=== Exercise directions ===
Transcribe only the lines of the listing below from the one holding "Write a Python" through the one holding "lw=1.3, zorder=3, solid_joinstyle='round')", inclusive, without any change.

=== Provided entries ===

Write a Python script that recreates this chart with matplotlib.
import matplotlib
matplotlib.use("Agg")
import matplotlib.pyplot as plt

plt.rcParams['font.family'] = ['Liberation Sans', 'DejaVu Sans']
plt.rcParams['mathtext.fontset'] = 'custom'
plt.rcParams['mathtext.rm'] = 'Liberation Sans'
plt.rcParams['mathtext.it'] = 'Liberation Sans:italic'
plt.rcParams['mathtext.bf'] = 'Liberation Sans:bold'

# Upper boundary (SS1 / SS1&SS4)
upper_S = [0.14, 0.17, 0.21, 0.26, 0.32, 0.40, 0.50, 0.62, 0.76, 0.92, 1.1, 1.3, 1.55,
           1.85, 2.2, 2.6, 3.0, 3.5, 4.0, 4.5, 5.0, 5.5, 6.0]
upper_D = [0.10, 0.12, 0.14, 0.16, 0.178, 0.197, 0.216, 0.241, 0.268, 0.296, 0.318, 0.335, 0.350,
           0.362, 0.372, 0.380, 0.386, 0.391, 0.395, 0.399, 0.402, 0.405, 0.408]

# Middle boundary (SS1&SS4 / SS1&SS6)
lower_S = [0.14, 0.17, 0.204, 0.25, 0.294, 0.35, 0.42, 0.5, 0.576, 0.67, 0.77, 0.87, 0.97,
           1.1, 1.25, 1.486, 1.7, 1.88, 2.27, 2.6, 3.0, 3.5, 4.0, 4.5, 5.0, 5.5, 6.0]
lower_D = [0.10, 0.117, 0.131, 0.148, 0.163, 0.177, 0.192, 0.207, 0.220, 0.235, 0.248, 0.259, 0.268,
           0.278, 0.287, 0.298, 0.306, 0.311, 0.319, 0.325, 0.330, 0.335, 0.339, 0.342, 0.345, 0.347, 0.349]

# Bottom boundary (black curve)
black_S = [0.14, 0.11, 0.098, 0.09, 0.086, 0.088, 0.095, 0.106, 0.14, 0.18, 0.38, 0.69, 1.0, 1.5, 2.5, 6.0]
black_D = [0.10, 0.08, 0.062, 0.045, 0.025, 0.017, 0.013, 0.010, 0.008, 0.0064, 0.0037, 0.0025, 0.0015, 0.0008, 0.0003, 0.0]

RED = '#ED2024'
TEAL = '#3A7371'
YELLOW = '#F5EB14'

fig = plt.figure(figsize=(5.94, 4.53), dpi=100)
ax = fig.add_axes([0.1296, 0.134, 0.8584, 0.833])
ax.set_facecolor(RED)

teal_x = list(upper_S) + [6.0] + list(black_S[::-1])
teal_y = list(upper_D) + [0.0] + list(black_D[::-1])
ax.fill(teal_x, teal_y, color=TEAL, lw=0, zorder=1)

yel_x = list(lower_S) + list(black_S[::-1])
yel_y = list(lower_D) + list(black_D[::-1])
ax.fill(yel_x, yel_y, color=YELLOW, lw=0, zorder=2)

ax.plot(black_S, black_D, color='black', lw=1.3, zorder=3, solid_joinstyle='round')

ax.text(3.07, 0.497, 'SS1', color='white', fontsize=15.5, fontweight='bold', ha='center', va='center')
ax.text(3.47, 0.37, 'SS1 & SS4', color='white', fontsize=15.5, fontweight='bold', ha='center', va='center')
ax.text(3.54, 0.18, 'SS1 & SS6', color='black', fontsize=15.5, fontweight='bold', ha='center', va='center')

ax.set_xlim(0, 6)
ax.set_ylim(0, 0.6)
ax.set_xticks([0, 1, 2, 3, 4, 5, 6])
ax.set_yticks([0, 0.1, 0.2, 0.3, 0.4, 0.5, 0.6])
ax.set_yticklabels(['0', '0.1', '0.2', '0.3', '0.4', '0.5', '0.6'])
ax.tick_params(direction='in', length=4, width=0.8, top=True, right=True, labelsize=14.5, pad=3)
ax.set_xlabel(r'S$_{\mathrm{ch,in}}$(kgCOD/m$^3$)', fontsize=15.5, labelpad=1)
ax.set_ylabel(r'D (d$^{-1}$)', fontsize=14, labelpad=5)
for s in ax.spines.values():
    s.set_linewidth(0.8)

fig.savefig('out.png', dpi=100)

---

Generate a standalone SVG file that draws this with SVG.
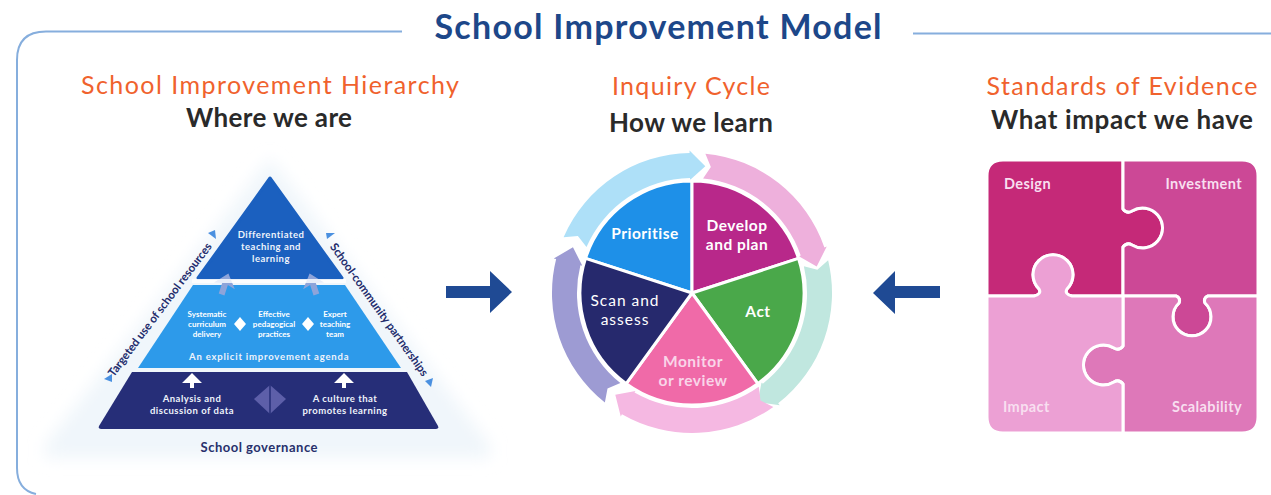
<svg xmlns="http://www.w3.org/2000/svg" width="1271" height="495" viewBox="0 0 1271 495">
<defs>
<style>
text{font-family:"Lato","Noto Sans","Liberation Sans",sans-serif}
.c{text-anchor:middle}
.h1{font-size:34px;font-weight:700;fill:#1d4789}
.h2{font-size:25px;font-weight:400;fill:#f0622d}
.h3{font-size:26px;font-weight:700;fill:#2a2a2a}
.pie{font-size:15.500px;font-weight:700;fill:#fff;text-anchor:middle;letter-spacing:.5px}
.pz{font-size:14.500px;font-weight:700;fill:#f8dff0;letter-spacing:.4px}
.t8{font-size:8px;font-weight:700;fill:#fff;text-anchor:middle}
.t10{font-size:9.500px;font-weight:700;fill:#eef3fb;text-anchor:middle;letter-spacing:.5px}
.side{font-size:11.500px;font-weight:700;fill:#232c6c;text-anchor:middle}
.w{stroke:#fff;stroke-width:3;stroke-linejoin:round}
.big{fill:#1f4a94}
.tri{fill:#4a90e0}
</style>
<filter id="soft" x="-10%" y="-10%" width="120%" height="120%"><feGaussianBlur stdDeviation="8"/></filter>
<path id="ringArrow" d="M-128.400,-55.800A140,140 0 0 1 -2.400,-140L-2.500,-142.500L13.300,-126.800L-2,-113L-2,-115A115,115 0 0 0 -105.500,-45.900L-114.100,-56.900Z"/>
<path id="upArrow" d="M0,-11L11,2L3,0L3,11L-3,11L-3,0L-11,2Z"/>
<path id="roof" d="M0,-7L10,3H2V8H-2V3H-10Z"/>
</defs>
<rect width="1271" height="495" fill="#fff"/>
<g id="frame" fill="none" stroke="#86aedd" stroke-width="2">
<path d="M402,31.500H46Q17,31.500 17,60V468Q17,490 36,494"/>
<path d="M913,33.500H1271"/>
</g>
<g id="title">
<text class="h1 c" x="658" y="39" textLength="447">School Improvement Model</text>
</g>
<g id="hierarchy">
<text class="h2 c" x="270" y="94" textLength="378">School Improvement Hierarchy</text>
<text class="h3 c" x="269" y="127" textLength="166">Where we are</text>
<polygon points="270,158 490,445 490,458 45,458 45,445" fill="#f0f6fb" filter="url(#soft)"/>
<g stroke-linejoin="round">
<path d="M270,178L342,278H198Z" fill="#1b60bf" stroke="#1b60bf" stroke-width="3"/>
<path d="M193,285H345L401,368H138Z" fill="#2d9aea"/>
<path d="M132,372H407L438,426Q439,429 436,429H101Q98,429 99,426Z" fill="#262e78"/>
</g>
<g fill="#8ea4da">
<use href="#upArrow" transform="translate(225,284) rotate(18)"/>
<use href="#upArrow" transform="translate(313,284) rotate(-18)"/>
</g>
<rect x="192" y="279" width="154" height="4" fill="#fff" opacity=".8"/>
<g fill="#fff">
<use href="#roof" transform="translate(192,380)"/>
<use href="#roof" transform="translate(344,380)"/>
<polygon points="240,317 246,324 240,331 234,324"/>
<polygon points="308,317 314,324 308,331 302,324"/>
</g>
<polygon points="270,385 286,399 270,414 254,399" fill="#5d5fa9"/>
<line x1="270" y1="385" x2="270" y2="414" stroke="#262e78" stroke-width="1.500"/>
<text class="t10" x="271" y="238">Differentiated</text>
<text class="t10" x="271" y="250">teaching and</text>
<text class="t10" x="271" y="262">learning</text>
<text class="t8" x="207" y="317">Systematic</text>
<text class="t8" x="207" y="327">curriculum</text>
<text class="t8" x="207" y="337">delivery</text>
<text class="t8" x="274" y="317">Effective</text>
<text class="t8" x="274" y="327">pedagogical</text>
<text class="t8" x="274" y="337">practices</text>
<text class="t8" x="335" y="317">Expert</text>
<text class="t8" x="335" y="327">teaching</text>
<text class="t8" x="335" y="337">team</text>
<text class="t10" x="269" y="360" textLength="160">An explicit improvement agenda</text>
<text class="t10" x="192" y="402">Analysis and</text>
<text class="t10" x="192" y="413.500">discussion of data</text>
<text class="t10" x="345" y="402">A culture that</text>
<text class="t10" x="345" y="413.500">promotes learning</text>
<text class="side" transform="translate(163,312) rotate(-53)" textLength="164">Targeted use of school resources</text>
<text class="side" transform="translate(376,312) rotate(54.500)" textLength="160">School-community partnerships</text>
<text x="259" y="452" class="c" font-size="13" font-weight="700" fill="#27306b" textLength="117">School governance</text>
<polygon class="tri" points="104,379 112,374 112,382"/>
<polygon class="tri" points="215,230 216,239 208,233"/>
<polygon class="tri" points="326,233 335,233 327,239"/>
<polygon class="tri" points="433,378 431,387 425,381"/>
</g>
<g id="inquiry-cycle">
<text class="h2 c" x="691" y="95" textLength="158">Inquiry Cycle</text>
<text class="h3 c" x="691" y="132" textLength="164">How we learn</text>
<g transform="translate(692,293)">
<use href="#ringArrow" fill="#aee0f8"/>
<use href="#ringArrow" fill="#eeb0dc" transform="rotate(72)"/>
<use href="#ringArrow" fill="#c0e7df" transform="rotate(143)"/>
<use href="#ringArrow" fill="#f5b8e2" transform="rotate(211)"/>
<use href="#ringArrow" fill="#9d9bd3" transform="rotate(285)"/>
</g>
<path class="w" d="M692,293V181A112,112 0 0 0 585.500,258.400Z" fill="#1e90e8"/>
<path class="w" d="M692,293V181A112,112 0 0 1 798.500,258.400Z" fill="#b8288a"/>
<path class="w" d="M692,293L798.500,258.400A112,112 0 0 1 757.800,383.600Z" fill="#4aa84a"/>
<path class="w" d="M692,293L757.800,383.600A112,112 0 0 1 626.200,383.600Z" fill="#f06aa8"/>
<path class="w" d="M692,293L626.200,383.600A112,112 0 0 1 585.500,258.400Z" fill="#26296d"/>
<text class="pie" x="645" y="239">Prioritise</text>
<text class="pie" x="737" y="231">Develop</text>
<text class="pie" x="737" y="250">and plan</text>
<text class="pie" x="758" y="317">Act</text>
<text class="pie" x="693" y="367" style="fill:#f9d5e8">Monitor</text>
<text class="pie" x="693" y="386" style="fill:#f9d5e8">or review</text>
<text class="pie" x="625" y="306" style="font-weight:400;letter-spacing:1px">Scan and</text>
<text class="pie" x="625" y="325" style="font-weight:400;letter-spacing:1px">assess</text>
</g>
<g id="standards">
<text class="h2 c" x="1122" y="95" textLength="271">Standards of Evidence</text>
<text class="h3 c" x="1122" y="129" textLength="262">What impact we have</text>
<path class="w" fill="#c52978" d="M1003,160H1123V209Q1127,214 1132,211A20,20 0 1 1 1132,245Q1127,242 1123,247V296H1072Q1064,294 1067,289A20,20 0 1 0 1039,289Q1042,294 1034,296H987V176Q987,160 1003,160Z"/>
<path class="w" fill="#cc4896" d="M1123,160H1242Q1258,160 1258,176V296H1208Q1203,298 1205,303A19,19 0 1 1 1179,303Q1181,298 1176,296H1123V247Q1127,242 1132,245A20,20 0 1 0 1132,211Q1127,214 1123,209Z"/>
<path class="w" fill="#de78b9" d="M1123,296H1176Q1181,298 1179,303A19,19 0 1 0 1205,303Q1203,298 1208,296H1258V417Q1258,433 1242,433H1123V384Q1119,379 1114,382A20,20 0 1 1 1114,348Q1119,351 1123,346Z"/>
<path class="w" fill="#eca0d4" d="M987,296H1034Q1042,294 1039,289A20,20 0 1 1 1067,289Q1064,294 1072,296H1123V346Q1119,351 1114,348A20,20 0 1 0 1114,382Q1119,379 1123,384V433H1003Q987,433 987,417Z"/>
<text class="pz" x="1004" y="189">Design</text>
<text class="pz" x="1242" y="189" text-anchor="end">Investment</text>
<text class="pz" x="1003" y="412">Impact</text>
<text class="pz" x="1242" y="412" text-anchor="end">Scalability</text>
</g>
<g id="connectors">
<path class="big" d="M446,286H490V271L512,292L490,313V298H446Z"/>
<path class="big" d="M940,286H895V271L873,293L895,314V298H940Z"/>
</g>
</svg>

=== Solution to the problem ===
Write a Python script that recreates this chart with matplotlib.
import matplotlib
matplotlib.use("Agg")
import matplotlib.pyplot as plt

plt.rcParams['font.family'] = ['Liberation Sans', 'DejaVu Sans']
plt.rcParams['mathtext.fontset'] = 'custom'
plt.rcParams['mathtext.rm'] = 'Liberation Sans'
plt.rcParams['mathtext.it'] = 'Liberation Sans:italic'
plt.rcParams['mathtext.bf'] = 'Liberation Sans:bold'

# Upper boundary (SS1 / SS1&SS4)
upper_S = [0.14, 0.17, 0.21, 0.26, 0.32, 0.40, 0.50, 0.62, 0.76, 0.92, 1.1, 1.3, 1.55,
           1.85, 2.2, 2.6, 3.0, 3.5, 4.0, 4.5, 5.0, 5.5, 6.0]
upper_D = [0.10, 0.12, 0.14, 0.16, 0.178, 0.197, 0.216, 0.241, 0.268, 0.296, 0.318, 0.335, 0.350,
           0.362, 0.372, 0.380, 0.386, 0.391, 0.395, 0.399, 0.402, 0.405, 0.408]

# Middle boundary (SS1&SS4 / SS1&SS6)
lower_S = [0.14, 0.17, 0.204, 0.25, 0.294, 0.35, 0.42, 0.5, 0.576, 0.67, 0.77, 0.87, 0.97,
           1.1, 1.25, 1.486, 1.7, 1.88, 2.27, 2.6, 3.0, 3.5, 4.0, 4.5, 5.0, 5.5, 6.0]
lower_D = [0.10, 0.117, 0.131, 0.148, 0.163, 0.177, 0.192, 0.207, 0.220, 0.235, 0.248, 0.259, 0.268,
           0.278, 0.287, 0.298, 0.306, 0.311, 0.319, 0.325, 0.330, 0.335, 0.339, 0.342, 0.345, 0.347, 0.349]

# Bottom boundary (black curve)
black_S = [0.14, 0.11, 0.098, 0.09, 0.086, 0.088, 0.095, 0.106, 0.14, 0.18, 0.38, 0.69, 1.0, 1.5, 2.5, 6.0]
black_D = [0.10, 0.08, 0.062, 0.045, 0.025, 0.017, 0.013, 0.010, 0.008, 0.0064, 0.0037, 0.0025, 0.0015, 0.0008, 0.0003, 0.0]

RED = '#ED2024'
TEAL = '#3A7371'
YELLOW = '#F5EB14'

fig = plt.figure(figsize=(5.94, 4.53), dpi=100)
ax = fig.add_axes([0.1296, 0.134, 0.8584, 0.833])
ax.set_facecolor(RED)

teal_x = list(upper_S) + [6.0] + list(black_S[::-1])
teal_y = list(upper_D) + [0.0] + list(black_D[::-1])
ax.fill(teal_x, teal_y, color=TEAL, lw=0, zorder=1)

yel_x = list(lower_S) + list(black_S[::-1])
yel_y = list(lower_D) + list(black_D[::-1])
ax.fill(yel_x, yel_y, color=YELLOW, lw=0, zorder=2)

ax.plot(black_S, black_D, color='black', lw=1.3, zorder=3, solid_joinstyle='round')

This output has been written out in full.